Female NA deputies in push for gender equality

VietNamNet Bridge - Gender equality should be made a more substantive issue, according to women deputies in the National Assembly.

However, most agreed that progress had been made not o­nly in this area, but also in eliminating domestic violence.

Vice President Nguyen Thi Doan said women were still not treated to full rights with men at home and in society.

She said much remained to be done to improve the situation in Viet Nam and around the world.

President of women parliamentary delegates, Truong Thi Mai, said that as women represented half the population, this should be reflected in Government.

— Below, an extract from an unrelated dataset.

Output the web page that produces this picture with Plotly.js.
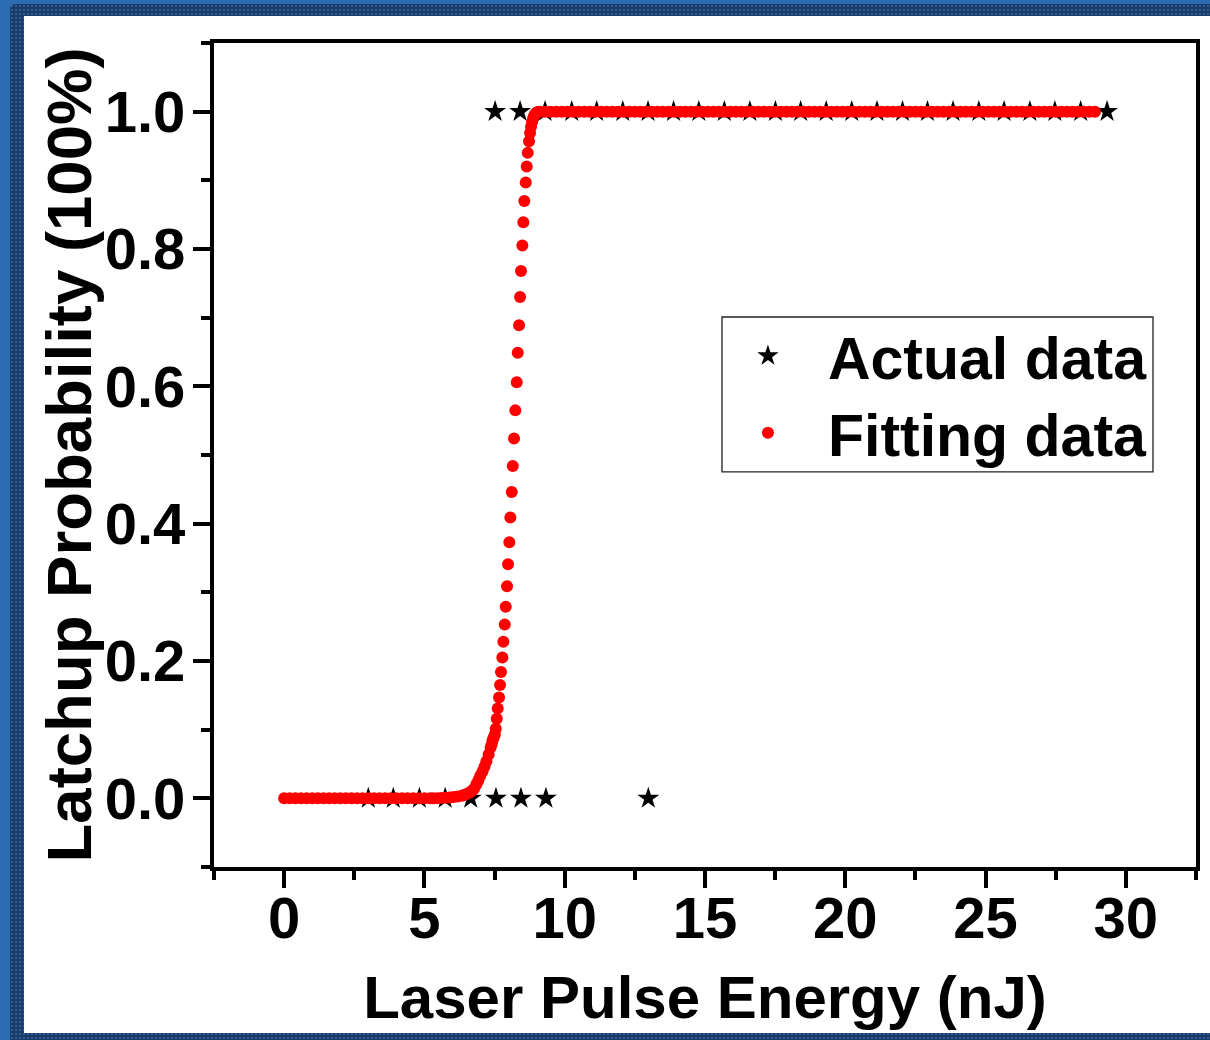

At present, women make up o­nly 25.7 per cent of the National Assembly deputies, but this is o­ne of the highest rates in Southeast Asia.

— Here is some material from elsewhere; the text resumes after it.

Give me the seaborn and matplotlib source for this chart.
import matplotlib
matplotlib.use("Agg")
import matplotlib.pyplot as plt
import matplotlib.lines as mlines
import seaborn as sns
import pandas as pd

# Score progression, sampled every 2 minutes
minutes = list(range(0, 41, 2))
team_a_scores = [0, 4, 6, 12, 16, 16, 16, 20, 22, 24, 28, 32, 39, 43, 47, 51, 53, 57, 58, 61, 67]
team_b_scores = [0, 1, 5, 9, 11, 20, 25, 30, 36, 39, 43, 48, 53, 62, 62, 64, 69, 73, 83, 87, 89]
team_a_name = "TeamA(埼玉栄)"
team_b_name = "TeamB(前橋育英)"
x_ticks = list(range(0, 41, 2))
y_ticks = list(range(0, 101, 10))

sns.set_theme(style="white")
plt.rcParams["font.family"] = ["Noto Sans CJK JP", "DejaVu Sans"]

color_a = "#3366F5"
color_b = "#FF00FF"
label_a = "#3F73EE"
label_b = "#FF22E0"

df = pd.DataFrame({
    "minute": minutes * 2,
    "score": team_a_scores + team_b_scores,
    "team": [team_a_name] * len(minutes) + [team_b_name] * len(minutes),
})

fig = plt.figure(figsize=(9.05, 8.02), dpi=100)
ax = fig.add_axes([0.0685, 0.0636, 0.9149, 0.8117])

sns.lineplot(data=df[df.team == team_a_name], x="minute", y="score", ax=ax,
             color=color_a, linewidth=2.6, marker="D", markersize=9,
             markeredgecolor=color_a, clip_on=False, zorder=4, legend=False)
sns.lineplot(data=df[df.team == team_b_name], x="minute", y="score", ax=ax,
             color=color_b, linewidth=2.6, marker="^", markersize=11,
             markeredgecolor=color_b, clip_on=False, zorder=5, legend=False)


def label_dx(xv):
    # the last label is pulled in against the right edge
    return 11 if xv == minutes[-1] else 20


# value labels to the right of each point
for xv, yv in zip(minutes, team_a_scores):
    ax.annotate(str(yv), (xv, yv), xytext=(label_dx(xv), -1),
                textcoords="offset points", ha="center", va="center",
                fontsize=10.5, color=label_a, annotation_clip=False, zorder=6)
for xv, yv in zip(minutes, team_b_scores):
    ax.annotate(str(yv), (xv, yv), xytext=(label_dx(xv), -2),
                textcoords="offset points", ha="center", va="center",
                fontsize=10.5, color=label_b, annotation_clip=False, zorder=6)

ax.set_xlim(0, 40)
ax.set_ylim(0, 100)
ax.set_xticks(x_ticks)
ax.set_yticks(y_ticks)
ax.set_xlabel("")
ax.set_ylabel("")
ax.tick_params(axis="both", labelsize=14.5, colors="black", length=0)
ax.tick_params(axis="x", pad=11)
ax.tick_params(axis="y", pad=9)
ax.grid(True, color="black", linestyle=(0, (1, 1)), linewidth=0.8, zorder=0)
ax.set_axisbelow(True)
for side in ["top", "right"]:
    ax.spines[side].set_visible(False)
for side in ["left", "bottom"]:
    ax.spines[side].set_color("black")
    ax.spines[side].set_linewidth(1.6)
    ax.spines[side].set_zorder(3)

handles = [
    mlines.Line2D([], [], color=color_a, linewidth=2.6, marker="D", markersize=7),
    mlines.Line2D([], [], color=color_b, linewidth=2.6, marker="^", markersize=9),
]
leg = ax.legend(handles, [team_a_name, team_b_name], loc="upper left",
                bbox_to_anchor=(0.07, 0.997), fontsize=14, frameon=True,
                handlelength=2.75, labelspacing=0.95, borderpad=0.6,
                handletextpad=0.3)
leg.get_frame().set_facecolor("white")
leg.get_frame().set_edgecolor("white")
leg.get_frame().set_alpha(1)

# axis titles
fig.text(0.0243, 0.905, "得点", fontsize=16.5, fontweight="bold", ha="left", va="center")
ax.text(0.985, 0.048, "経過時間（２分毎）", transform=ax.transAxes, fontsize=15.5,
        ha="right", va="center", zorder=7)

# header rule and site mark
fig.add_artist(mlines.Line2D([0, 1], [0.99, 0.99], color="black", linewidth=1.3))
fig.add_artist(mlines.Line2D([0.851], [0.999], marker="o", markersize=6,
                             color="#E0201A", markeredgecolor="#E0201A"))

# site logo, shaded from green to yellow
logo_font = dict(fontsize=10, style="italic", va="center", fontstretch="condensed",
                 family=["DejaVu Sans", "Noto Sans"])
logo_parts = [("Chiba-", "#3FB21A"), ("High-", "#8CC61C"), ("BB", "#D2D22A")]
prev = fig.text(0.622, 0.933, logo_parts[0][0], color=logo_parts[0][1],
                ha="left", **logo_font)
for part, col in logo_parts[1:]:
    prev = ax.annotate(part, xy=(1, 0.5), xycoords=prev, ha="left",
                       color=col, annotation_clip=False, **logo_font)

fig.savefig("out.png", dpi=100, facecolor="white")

According to Suzette Mitchell, UN Development Fund for Children representative, Viet Nam has made strong global commitments to women’s rights, reflected in the creation of the Convention o­n Elimination of All Forms of Discrimination Against Women (CEDAW).

Despite the passage of the Law o­n Gender Equality in 2006 and the Law o­n Preventing and Combating Domestic Violence in 2007, Mitchell said Viet Nam had not achieved full equality for women in law and practice.

A survey by the Ministry of Labour, Invalid and Social Affairs has revealed that female labourers are paid less than men doing the same job. And men are still promoted over women despite being less experienced.

"Almost all female cadres over 51 are not recommended for further training or promoted to higher positions because they will retire at 55, five years earlier than men," said Labour Minister Nguyen Thi Kim Ngan.

According to some, the lower retirement age violates the Gender Equality Law, adversely affecting women’s incomes and creating an extra social welfare burden.

World Bank director in Viet Nam Victoria Kwakwa said raising the female retirement age would be a step towards true equality.